May 25th, 2012 at 10:58 PM ^

They have not had ONE coach leave on his own terms since 1950.

Pathetic and speaks volumes about the kind of program they truly are. Especially if you look into the reasons WHY those coaches were fired.

bjk

May 26th, 2012 at 4:29 PM ^

from wiki:

Bixler endured a mediocre 4–3–2 season. Bixler resigned and talk of Ohio State being a "graveyard of coaches" became commonplace, a reputation that lingered for decades.[9]

Wes Fesler became head coach in 1947 . . . In 1950 Fesler, rumored to be resigning because of pressures associated with the position and abuse of his family by anonymous critics [emphasis mine], returned to coach the Buckeyes, who won six games in a row to move into the top ranking in the AP poll. However the season fell apart as the Buckeyes lost to Michigan during a blizzard, a game that came to be known as the "Snow Bowl". Two weeks later, citing concerns about his health and family, Fesler resigned.

I suppose it all depends on what you mean by "his own terms"; would you consider Rommel's death to be on "his own terms?"

Speaking of "health and family," this seems to be a refrain for OSU coaches, doesn't it?

UMxWolverines

May 25th, 2012 at 11:40 PM ^

Their fanbase will probably spin the three coaches in the top ten to "Well everyone else hates us and our coaches because they envy us"

No, we hate your coaches because they are douchebags.

no joke its hoke

May 26th, 2012 at 9:05 AM ^

there is more to a program than wins and losses and its called class. something ohio knows nothing about. you love a coach that won you a lot of game and is remembered as a asshole,our greatest coach(Yost) is remembered as a legend,a man of character and a teacher.

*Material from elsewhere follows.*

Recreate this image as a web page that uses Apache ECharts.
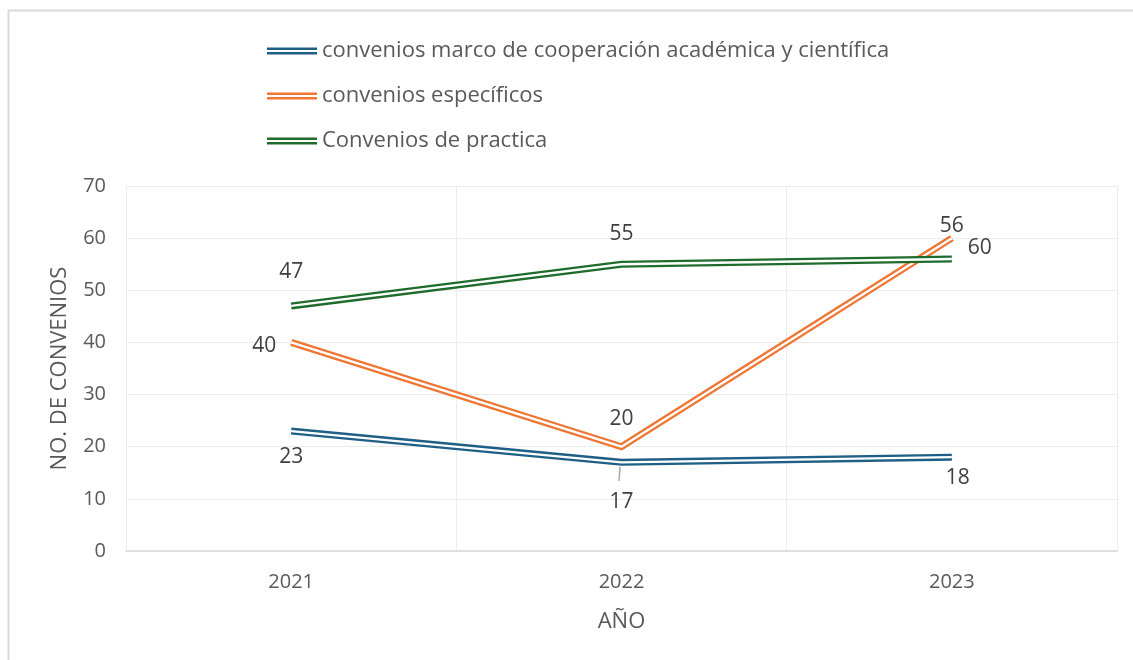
<!DOCTYPE html>
<html>
<head>
<meta charset="utf-8">
<title>Convenios por año</title>
<script src="https://cdn.jsdelivr.net/npm/echarts@6/dist/echarts.min.js"></script>
<style>
  html, body { margin: 0; padding: 0; background: #ffffff; }
  #chart { width: 1133px; height: 660px; }
</style>
</head>
<body>
<div id="chart"></div>
<script>
// Years on the category axis
const years = ['2021', '2022', '2023'];

// Number of agreements per type
const marcoValues = [23, 17, 18];
const especificosValues = [40, 20, 60];
const practicaValues = [47, 55, 56];

const seriesNames = [
  'convenios marco de cooperación académica y científica',
  'convenios específicos',
  'Convenios de practica'
];

const yTicks = { min: 0, max: 70, interval: 10 };

const colors = ['#1f5f86', '#ef7533', '#1e6b2c'];
const textColor = '#595959';
const fontFamily = '"Open Sans", "Liberation Sans", Arial, sans-serif';

// Double-stroke legend glyph: two thin bars with a gap
const doubleIcon = 'path://M0,0H50V2.4H0Z M0,4.6H50V7H0Z';

// Per-point label placement for each series
const labelPlacement = [
  [ { position: 'bottom', distance: 15 }, { position: 'bottom', distance: 29 }, { position: 'bottom', distance: 10, offset: [6, 0] } ],
  [ { position: 'left', distance: 15, offset: [0, 4] }, { position: 'top', distance: 17 }, { position: 'right', distance: 16, offset: [0, 10] } ],
  [ { position: 'top', distance: 23 }, { position: 'top', distance: 20 }, { position: 'top', distance: 22 } ]
];

const valueSets = [marcoValues, especificosValues, practicaValues];

const series = [];
valueSets.forEach((vals, i) => {
  // Outer coloured stroke
  series.push({
    name: seriesNames[i],
    type: 'line',
    data: vals.map((v, j) => ({
      value: v,
      label: Object.assign({ show: true }, labelPlacement[i][j])
    })),
    symbol: 'circle',
    symbolSize: 0,
    showSymbol: true,
    z: 3 + i * 2,
    lineStyle: { color: colors[i], width: 7, cap: 'butt', join: 'miter' },
    itemStyle: { color: colors[i] },
    label: {
      show: true,
      color: '#404040',
      fontSize: 21,
      fontFamily: fontFamily
    },
    emphasis: { disabled: true }
  });
  // White core that splits the stroke into two lines
  series.push({
    name: seriesNames[i] + ' core',
    type: 'line',
    data: vals,
    symbol: 'none',
    z: 4 + i * 2,
    lineStyle: { color: '#ffffff', width: 2.4, cap: 'butt', join: 'miter' },
    emphasis: { disabled: true },
    silent: true
  });
});

const chart = echarts.init(document.getElementById('chart'), null, { renderer: 'canvas' });

chart.setOption({
  backgroundColor: '#ffffff',
  animation: false,
  textStyle: { fontFamily: fontFamily, color: textColor },
  graphic: [
    {
      type: 'rect',
      shape: { x: 8.5, y: 10.5, width: 1200, height: 700 },
      style: { fill: 'none', stroke: '#d9d9d9', lineWidth: 2 },
      silent: true,
      z: -1
    },
    {
      // leader line for the 2022 label of the first series
      type: 'line',
      shape: { x1: 620, y1: 467, x2: 619, y2: 481 },
      style: { stroke: '#a6a6a6', lineWidth: 1.5 },
      silent: true
    }
  ],
  legend: {
    data: seriesNames.map(n => ({ name: n, icon: doubleIcon })),
    orient: 'vertical',
    left: 262,
    top: 35,
    itemWidth: 50,
    itemHeight: 7,
    itemGap: 23,
    textStyle: { color: textColor, fontSize: 22, fontFamily: fontFamily },
    selectedMode: false
  },
  grid: { left: 126, right: 16, top: 186, bottom: 109, containLabel: false },
  xAxis: {
    type: 'category',
    data: years,
    boundaryGap: true,
    name: 'AÑO',
    nameLocation: 'middle',
    nameGap: 60,
    nameTextStyle: { color: textColor, fontSize: 22, fontFamily: fontFamily },
    axisLine: { show: true, lineStyle: { color: '#d9d9d9', width: 1.5 } },
    axisTick: { show: false },
    axisLabel: { color: textColor, fontSize: 20, fontFamily: fontFamily, margin: 21 },
    splitLine: { show: true, lineStyle: { color: '#ececec', width: 1 } }
  },
  yAxis: {
    type: 'value',
    min: yTicks.min,
    max: yTicks.max,
    interval: yTicks.interval,
    name: 'NO. DE CONVENIOS',
    nameLocation: 'middle',
    nameGap: 55,
    nameRotate: 90,
    nameTextStyle: { color: textColor, fontSize: 22, fontFamily: fontFamily },
    axisLine: { show: false },
    axisTick: { show: false },
    axisLabel: { color: textColor, fontSize: 20, fontFamily: fontFamily, margin: 20 },
    splitLine: { show: true, lineStyle: { color: '#ececec', width: 1 } }
  },
  series: series
});
</script>
</body>
</html>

Now tell me which one you would rather have. there is only one right answer.

 

MgoBadFish

May 26th, 2012 at 7:42 AM ^

ohio is proud of their national champioships. Fine. Would Michigan like to have more? Of course. But Michigan fans are proud of the way we run the program and the class of the head coaches we hire. ohio's program and coaches have never had class so the fans don't know anything different. Every coach you hire leaves in shame and you don't care because they won. We expect better from our head coach. Our former coaches are loved by our fans and respected by everyone. I will take Bo over woody and Carr over tress and Hoke over meyer.